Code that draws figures
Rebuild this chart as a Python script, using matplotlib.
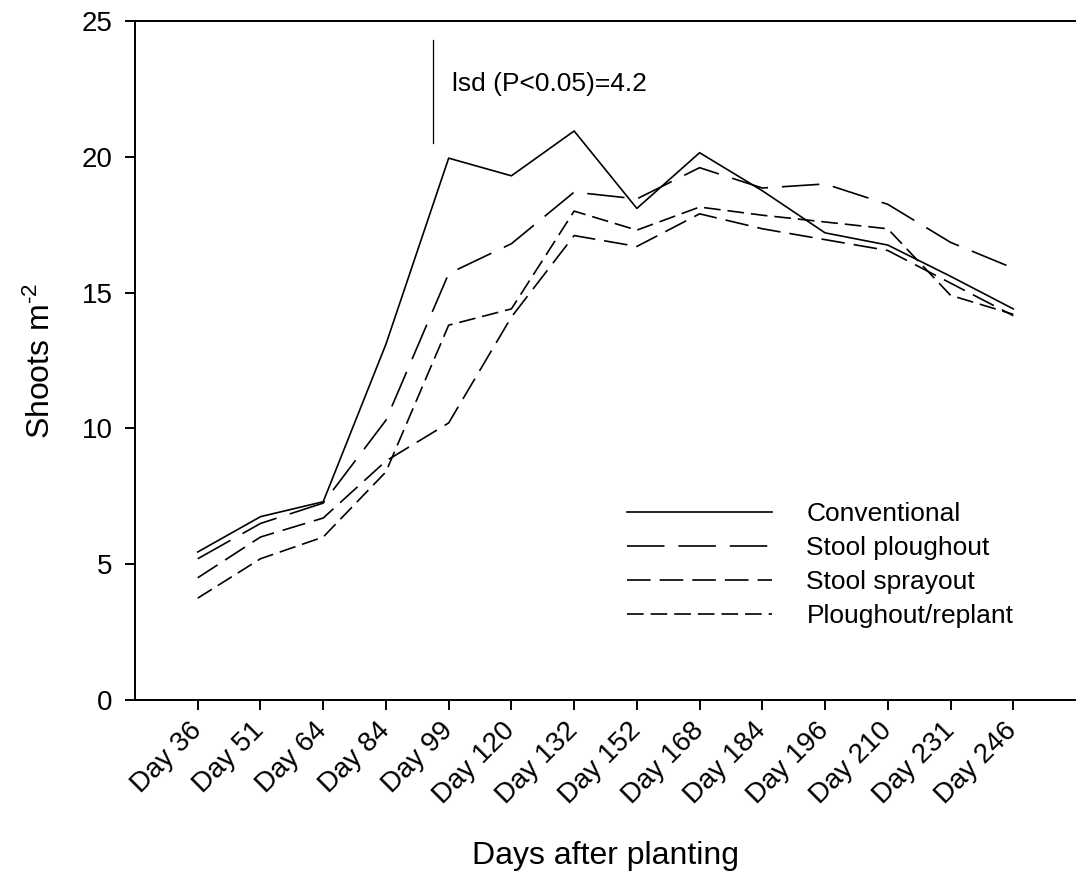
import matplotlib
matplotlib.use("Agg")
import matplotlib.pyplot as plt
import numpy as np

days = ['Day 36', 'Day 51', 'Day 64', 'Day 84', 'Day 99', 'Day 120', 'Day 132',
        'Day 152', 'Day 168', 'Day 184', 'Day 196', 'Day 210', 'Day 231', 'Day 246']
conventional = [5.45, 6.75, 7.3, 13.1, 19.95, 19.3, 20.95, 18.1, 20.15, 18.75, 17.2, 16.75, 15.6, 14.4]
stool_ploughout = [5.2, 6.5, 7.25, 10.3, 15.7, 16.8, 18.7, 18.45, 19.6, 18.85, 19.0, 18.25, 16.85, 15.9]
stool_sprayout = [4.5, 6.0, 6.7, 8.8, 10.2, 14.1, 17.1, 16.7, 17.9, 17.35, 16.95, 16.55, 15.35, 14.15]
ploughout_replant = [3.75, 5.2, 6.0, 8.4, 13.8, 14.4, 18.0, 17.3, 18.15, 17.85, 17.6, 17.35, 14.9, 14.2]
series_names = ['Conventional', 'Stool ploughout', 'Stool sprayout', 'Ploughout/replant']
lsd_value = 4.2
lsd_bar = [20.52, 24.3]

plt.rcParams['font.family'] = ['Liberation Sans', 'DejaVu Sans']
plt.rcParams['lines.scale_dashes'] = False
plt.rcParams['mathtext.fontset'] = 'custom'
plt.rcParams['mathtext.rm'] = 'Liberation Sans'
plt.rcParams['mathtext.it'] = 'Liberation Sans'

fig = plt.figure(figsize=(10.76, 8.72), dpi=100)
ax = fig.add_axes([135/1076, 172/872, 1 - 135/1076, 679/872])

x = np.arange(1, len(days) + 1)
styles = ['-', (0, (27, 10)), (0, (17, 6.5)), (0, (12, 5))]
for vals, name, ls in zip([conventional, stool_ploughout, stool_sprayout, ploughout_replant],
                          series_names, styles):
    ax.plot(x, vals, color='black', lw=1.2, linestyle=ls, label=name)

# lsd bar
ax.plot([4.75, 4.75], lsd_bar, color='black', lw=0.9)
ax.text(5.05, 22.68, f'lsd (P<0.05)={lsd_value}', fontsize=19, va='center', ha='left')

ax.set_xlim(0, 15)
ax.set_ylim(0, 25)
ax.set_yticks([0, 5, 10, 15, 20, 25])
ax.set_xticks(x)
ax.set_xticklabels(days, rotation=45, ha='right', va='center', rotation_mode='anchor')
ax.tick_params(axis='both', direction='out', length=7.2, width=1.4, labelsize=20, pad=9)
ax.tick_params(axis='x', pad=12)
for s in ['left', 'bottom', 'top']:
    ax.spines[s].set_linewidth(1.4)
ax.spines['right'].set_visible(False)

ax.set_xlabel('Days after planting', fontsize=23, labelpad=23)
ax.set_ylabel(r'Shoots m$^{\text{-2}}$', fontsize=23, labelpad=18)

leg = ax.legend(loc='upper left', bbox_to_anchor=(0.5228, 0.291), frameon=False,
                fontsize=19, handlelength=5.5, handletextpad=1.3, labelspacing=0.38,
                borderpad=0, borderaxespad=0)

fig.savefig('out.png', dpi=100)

* * *

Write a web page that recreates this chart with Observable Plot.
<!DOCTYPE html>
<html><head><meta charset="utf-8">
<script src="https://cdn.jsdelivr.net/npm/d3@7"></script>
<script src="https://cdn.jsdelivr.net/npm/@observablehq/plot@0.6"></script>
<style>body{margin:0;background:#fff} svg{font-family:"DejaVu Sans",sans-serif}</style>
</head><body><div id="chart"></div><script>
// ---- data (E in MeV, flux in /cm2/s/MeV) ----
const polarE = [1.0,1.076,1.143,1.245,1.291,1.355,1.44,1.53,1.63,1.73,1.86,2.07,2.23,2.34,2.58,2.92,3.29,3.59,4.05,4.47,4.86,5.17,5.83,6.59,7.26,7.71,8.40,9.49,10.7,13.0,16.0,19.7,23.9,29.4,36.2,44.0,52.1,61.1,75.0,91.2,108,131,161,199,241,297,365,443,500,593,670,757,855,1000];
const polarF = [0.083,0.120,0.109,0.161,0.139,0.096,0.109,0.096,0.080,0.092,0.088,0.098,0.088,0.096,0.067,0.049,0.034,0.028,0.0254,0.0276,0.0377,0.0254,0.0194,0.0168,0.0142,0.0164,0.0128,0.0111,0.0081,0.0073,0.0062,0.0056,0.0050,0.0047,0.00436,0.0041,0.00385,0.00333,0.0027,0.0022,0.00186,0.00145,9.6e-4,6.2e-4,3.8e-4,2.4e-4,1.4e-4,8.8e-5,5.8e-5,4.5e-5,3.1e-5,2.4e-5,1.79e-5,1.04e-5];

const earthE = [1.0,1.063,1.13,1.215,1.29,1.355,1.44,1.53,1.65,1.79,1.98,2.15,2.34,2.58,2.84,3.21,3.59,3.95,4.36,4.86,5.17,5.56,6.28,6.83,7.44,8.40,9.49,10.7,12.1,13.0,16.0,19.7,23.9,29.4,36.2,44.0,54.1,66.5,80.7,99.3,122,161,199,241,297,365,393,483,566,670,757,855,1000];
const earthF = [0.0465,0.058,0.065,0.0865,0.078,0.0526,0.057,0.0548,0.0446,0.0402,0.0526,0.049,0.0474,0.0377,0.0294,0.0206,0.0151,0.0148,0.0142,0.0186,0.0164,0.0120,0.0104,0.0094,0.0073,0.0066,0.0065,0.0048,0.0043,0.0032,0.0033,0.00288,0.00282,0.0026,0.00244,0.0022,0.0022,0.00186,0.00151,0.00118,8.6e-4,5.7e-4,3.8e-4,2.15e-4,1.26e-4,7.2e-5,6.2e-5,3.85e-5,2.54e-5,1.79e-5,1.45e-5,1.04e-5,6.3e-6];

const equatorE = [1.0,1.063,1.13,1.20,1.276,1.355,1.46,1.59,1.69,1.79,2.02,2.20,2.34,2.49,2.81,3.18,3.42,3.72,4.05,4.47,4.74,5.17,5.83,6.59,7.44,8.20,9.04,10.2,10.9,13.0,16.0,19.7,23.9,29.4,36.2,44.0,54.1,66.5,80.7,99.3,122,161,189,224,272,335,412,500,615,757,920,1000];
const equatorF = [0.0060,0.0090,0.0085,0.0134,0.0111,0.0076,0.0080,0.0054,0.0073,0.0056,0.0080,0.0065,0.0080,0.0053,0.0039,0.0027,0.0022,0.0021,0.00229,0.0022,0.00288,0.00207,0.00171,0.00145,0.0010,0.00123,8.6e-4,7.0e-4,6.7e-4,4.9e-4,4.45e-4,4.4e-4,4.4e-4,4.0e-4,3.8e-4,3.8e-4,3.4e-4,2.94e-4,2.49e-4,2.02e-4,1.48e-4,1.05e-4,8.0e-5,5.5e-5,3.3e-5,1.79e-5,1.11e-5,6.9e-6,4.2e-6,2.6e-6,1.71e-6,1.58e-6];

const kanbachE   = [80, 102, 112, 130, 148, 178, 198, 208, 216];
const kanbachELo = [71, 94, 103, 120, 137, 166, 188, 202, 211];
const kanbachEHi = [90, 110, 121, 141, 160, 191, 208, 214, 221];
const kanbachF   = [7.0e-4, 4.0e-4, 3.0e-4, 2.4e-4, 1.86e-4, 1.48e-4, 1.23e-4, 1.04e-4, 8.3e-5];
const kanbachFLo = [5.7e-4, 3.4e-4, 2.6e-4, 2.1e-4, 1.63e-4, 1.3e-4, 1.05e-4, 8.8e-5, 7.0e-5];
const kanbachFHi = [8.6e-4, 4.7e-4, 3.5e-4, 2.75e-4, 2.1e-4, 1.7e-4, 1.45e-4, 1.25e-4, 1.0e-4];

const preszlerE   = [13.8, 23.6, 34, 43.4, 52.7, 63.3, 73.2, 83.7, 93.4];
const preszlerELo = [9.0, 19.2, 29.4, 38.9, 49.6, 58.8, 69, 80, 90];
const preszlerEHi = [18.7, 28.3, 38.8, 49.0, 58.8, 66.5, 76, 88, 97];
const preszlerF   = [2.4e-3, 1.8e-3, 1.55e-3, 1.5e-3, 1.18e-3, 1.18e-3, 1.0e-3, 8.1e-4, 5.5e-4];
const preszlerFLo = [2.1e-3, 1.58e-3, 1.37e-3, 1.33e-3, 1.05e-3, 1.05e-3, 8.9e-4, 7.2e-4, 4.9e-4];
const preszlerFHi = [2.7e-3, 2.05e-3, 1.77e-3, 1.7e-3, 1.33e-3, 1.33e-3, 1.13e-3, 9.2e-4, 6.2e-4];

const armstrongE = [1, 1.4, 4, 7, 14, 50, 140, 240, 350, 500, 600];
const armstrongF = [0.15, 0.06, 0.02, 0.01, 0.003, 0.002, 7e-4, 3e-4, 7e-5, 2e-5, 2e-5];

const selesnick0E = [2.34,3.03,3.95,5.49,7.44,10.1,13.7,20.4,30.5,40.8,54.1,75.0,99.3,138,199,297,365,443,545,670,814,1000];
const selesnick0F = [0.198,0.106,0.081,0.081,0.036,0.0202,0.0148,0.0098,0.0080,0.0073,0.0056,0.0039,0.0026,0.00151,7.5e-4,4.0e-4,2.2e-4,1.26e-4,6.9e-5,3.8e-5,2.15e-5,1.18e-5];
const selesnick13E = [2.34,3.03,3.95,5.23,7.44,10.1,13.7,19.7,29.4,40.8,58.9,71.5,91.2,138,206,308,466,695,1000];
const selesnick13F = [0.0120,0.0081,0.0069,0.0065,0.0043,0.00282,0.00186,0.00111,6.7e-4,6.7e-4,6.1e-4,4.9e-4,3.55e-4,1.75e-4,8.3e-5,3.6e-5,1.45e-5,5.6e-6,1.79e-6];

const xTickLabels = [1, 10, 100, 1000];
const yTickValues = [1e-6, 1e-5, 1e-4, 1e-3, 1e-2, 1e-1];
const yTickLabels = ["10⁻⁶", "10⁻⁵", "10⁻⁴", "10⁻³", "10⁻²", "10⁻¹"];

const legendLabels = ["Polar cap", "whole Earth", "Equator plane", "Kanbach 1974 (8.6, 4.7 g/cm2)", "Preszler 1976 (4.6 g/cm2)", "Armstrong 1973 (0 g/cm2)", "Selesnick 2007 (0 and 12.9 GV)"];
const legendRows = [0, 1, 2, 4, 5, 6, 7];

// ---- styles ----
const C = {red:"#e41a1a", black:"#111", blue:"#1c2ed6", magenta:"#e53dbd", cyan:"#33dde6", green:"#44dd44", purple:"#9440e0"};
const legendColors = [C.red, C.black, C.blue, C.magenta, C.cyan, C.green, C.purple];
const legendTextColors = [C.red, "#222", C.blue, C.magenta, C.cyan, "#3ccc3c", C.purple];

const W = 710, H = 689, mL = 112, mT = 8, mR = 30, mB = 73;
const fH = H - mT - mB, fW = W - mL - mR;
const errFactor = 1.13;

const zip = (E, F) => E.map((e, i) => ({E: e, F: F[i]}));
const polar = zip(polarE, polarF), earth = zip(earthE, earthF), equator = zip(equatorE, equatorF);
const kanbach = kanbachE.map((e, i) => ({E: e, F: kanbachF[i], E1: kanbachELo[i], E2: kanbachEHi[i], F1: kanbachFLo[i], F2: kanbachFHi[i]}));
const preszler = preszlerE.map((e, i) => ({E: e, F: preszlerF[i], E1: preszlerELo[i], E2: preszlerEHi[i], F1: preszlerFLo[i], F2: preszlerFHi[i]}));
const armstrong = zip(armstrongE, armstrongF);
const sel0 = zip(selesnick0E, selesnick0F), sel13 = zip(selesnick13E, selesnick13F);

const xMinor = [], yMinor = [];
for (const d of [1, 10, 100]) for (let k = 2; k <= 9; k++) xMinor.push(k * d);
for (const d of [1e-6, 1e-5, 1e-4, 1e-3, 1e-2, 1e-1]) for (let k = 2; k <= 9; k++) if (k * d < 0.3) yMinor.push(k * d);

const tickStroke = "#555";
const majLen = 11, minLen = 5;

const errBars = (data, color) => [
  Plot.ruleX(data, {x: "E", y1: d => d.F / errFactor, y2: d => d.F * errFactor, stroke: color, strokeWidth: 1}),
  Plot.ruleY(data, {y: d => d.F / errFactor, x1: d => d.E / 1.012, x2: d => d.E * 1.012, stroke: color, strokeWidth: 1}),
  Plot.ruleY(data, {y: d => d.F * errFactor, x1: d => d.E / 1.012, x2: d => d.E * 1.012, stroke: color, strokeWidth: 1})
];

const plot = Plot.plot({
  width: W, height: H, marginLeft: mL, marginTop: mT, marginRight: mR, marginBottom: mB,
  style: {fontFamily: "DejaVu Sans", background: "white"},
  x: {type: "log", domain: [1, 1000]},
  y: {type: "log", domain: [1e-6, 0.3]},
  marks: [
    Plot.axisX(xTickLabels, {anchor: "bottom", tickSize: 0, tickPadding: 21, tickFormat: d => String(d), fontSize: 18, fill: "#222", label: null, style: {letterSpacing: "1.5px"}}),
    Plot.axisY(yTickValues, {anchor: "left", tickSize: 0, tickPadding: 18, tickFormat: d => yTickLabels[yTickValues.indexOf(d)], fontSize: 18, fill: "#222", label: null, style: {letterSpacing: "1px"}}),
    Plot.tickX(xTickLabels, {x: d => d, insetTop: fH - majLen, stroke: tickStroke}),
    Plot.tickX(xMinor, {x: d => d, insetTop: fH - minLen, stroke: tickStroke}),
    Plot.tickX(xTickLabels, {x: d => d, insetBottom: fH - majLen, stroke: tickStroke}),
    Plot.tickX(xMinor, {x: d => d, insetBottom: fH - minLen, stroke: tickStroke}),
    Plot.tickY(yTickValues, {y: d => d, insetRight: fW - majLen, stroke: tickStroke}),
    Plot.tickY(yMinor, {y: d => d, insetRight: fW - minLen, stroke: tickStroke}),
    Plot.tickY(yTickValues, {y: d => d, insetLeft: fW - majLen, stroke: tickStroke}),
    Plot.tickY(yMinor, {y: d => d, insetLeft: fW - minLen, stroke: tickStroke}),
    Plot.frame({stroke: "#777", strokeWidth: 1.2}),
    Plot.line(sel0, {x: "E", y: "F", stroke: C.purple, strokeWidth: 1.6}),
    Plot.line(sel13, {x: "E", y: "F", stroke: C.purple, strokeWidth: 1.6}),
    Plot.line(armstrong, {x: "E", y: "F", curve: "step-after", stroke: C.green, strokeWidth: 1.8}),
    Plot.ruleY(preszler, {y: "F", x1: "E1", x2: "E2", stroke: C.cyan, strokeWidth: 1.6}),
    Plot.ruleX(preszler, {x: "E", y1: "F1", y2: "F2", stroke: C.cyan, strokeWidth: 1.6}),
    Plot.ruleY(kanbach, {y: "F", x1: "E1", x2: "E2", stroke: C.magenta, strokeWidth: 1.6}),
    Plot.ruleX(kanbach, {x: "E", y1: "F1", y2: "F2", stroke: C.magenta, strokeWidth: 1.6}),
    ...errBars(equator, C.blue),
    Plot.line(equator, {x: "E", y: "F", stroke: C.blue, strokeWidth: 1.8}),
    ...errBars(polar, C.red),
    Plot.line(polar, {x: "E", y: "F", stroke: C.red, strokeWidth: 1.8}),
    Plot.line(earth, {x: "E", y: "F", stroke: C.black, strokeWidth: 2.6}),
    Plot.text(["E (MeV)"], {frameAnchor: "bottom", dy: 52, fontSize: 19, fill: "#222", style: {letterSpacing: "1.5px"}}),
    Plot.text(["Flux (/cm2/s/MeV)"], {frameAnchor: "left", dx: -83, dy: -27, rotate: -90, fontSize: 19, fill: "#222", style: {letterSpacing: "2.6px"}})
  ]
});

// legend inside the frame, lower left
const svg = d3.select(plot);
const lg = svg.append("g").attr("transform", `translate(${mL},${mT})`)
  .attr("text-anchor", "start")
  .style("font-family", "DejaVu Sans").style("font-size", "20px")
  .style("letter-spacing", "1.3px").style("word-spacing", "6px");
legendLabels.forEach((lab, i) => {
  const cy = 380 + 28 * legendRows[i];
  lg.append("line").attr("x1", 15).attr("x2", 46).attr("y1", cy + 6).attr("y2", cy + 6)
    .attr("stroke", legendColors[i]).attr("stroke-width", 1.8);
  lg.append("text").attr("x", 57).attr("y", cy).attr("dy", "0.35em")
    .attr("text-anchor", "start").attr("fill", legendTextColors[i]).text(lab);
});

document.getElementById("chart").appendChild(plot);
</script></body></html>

- Problem description: Reproduce exactly the run of lines beginning with the one that contains "Rebuild this chart" and ending with the one that contains "import numpy as np". Do not include pictures.

- Response to the task:
Rebuild this chart as a Python script, using matplotlib.
import matplotlib
matplotlib.use("Agg")
import matplotlib.pyplot as plt
import numpy as np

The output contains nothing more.